>> Start DATA

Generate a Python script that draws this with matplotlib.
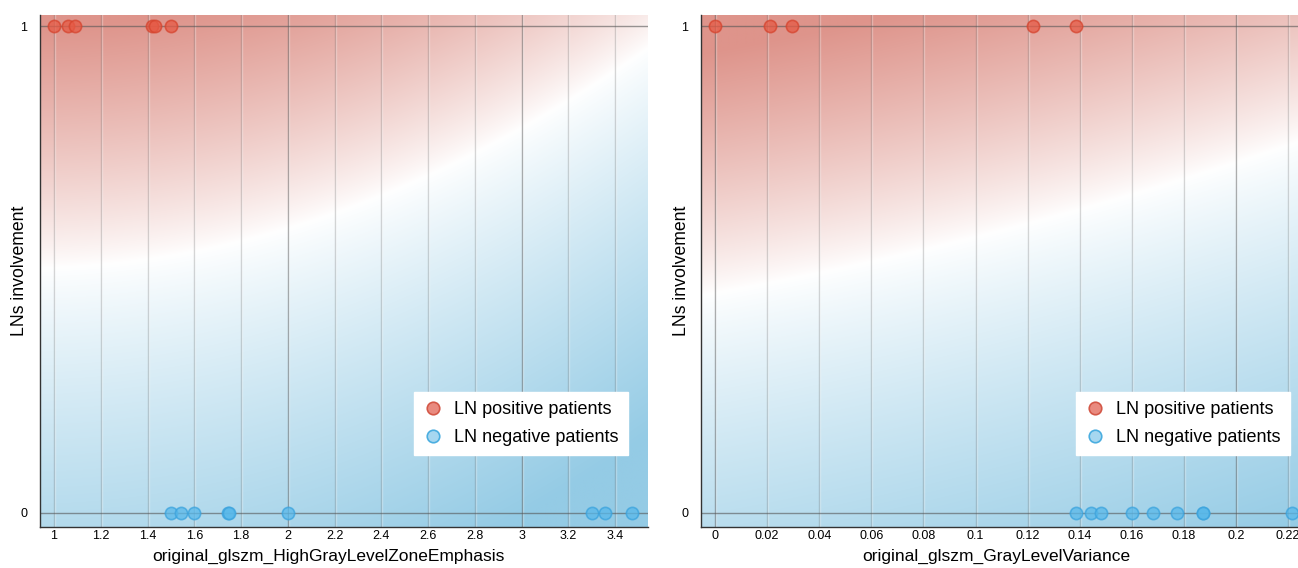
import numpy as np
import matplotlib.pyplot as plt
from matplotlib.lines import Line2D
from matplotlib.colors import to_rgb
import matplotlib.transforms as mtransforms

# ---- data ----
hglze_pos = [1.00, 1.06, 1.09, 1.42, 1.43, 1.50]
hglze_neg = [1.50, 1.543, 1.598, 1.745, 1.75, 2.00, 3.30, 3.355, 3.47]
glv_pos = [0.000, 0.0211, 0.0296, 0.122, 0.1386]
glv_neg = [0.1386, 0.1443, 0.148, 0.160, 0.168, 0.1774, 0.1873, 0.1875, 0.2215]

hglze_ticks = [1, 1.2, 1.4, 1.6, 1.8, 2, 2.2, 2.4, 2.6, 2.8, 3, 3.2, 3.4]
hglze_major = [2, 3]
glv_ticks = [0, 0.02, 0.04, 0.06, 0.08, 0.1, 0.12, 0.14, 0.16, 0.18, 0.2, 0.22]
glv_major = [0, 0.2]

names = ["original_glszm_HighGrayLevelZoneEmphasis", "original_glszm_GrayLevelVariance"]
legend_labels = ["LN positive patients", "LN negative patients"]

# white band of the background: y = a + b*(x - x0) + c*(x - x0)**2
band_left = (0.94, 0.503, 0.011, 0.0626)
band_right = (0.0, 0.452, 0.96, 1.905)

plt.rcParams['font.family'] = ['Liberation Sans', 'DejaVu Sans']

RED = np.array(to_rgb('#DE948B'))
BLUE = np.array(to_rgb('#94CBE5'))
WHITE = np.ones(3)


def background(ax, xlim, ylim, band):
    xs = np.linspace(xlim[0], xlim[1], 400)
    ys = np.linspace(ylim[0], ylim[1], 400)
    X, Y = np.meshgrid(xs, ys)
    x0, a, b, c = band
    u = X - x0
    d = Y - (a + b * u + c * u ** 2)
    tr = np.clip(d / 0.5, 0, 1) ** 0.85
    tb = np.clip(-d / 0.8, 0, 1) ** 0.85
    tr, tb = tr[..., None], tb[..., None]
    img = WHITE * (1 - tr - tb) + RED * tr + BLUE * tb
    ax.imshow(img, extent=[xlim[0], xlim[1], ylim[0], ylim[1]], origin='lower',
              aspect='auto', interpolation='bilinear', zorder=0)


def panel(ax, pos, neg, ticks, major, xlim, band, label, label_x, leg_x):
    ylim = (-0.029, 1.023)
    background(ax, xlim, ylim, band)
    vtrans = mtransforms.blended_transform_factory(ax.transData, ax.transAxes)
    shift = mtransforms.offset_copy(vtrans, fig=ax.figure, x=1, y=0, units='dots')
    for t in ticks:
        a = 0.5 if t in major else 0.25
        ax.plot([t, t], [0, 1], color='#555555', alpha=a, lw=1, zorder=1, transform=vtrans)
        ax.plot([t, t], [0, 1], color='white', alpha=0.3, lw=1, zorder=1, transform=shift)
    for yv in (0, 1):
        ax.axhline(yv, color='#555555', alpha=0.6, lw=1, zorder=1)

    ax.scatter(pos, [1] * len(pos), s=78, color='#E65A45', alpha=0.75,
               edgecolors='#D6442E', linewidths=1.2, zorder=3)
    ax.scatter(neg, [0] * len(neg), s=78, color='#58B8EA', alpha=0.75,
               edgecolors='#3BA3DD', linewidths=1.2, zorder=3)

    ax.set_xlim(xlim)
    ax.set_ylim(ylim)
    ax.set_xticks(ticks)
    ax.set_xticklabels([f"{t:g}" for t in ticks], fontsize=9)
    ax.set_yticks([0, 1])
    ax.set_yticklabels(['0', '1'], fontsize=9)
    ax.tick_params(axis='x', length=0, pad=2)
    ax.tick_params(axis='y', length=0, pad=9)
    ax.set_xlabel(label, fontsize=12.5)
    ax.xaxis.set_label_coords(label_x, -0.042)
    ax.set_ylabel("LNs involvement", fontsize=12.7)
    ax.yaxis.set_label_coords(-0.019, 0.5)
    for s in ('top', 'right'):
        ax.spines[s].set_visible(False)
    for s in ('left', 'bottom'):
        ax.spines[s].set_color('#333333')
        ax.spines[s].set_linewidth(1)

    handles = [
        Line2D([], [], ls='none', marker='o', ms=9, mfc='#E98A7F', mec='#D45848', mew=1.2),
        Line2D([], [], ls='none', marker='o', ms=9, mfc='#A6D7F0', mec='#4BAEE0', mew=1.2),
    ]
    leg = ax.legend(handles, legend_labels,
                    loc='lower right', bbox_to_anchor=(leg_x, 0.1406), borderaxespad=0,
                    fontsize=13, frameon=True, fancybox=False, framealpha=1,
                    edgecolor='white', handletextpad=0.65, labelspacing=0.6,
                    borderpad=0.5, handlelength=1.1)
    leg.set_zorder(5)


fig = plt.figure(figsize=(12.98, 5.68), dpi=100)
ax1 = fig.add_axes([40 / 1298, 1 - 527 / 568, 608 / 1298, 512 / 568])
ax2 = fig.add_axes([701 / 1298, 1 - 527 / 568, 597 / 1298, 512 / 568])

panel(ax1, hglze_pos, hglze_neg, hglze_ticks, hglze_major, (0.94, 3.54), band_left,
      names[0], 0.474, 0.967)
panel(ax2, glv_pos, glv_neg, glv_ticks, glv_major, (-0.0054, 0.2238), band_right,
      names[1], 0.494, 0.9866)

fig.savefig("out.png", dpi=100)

>> End DATA

◆ **TASK**
Search the listing for the string "matplotlib". Copy each line where it turns up.

◆ **SOLUTION FOR THIS EXERCISE**
Generate a Python script that draws this with matplotlib.
import matplotlib.pyplot as plt
from matplotlib.lines import Line2D
from matplotlib.colors import to_rgb
import matplotlib.transforms as mtransforms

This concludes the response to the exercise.